DATASET EXCERPT:
============

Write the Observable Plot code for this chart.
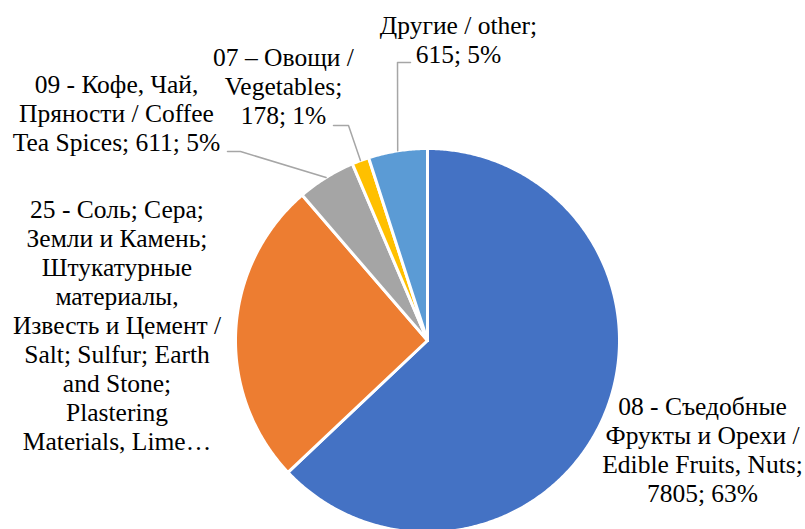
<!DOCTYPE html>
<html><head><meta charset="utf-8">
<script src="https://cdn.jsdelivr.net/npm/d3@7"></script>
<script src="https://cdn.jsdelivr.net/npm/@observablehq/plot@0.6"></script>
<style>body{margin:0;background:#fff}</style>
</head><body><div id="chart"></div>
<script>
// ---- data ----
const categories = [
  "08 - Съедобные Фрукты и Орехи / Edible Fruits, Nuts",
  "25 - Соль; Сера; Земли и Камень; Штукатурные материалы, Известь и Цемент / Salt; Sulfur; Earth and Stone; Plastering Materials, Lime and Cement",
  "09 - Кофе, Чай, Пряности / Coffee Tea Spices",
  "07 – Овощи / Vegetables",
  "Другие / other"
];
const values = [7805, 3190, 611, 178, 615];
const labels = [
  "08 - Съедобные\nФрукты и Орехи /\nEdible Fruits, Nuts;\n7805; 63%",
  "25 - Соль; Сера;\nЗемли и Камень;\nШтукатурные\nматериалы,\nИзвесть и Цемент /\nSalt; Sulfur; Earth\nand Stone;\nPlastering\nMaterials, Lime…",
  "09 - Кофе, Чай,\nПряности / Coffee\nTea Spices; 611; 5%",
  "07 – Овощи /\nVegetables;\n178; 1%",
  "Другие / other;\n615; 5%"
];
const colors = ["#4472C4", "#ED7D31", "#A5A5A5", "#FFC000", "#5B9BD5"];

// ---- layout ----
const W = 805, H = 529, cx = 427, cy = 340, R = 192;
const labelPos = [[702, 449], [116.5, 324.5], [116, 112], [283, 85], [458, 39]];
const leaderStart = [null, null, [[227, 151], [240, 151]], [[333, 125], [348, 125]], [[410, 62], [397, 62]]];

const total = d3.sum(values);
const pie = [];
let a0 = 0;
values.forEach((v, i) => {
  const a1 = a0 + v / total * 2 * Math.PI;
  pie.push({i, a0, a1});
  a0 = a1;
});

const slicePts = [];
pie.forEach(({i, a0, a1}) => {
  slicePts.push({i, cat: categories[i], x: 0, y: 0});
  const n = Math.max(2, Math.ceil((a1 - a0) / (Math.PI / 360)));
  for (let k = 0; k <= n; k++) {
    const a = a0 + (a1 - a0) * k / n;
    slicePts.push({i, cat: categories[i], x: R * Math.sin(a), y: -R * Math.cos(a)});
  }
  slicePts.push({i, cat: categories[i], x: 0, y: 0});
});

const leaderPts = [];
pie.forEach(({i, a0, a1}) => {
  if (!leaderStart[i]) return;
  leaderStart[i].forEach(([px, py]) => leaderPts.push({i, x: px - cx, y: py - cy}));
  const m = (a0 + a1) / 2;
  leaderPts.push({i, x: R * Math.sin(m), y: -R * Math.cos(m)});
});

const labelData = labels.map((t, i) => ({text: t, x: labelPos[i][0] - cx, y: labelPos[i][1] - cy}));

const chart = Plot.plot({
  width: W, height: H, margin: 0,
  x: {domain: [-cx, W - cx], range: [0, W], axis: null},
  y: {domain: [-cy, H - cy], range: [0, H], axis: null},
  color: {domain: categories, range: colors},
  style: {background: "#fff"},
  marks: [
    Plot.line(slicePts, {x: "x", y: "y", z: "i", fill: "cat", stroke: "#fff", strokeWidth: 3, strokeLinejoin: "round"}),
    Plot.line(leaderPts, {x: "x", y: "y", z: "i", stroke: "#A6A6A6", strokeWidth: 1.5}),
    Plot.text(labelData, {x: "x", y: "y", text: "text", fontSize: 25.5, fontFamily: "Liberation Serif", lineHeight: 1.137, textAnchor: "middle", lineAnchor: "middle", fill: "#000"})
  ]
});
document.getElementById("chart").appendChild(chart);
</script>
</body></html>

============

WHAT IS ASKED: Each line above is to be copied verbatim. Drop any image from the copy.

EXERCISE ANSWER:
Write the Observable Plot code for this chart.
<!DOCTYPE html>
<html><head><meta charset="utf-8">
<script src="https://cdn.jsdelivr.net/npm/d3@7"></script>
<script src="https://cdn.jsdelivr.net/npm/@observablehq/plot@0.6"></script>
<style>body{margin:0;background:#fff}</style>
</head><body><div id="chart"></div>
<script>
// ---- data ----
const categories = [
  "08 - Съедобные Фрукты и Орехи / Edible Fruits, Nuts",
  "25 - Соль; Сера; Земли и Камень; Штукатурные материалы, Известь и Цемент / Salt; Sulfur; Earth and Stone; Plastering Materials, Lime and Cement",
  "09 - Кофе, Чай, Пряности / Coffee Tea Spices",
  "07 – Овощи / Vegetables",
  "Другие / other"
];
const values = [7805, 3190, 611, 178, 615];
const labels = [
  "08 - Съедобные\nФрукты и Орехи /\nEdible Fruits, Nuts;\n7805; 63%",
  "25 - Соль; Сера;\nЗемли и Камень;\nШтукатурные\nматериалы,\nИзвесть и Цемент /\nSalt; Sulfur; Earth\nand Stone;\nPlastering\nMaterials, Lime…",
  "09 - Кофе, Чай,\nПряности / Coffee\nTea Spices; 611; 5%",
  "07 – Овощи /\nVegetables;\n178; 1%",
  "Другие / other;\n615; 5%"
];
const colors = ["#4472C4", "#ED7D31", "#A5A5A5", "#FFC000", "#5B9BD5"];

// ---- layout ----
const W = 805, H = 529, cx = 427, cy = 340, R = 192;
const labelPos = [[702, 449], [116.5, 324.5], [116, 112], [283, 85], [458, 39]];
const leaderStart = [null, null, [[227, 151], [240, 151]], [[333, 125], [348, 125]], [[410, 62], [397, 62]]];

const total = d3.sum(values);
const pie = [];
let a0 = 0;
values.forEach((v, i) => {
  const a1 = a0 + v / total * 2 * Math.PI;
  pie.push({i, a0, a1});
  a0 = a1;
});

const slicePts = [];
pie.forEach(({i, a0, a1}) => {
  slicePts.push({i, cat: categories[i], x: 0, y: 0});
  const n = Math.max(2, Math.ceil((a1 - a0) / (Math.PI / 360)));
  for (let k = 0; k <= n; k++) {
    const a = a0 + (a1 - a0) * k / n;
    slicePts.push({i, cat: categories[i], x: R * Math.sin(a), y: -R * Math.cos(a)});
  }
  slicePts.push({i, cat: categories[i], x: 0, y: 0});
});

const leaderPts = [];
pie.forEach(({i, a0, a1}) => {
  if (!leaderStart[i]) return;
  leaderStart[i].forEach(([px, py]) => leaderPts.push({i, x: px - cx, y: py - cy}));
  const m = (a0 + a1) / 2;
  leaderPts.push({i, x: R * Math.sin(m), y: -R * Math.cos(m)});
});

const labelData = labels.map((t, i) => ({text: t, x: labelPos[i][0] - cx, y: labelPos[i][1] - cy}));

const chart = Plot.plot({
  width: W, height: H, margin: 0,
  x: {domain: [-cx, W - cx], range: [0, W], axis: null},
  y: {domain: [-cy, H - cy], range: [0, H], axis: null},
  color: {domain: categories, range: colors},
  style: {background: "#fff"},
  marks: [
    Plot.line(slicePts, {x: "x", y: "y", z: "i", fill: "cat", stroke: "#fff", strokeWidth: 3, strokeLinejoin: "round"}),
    Plot.line(leaderPts, {x: "x", y: "y", z: "i", stroke: "#A6A6A6", strokeWidth: 1.5}),
    Plot.text(labelData, {x: "x", y: "y", text: "text", fontSize: 25.5, fontFamily: "Liberation Serif", lineHeight: 1.137, textAnchor: "middle", lineAnchor: "middle", fill: "#000"})
  ]
});
document.getElementById("chart").appendChild(chart);
</script>
</body></html>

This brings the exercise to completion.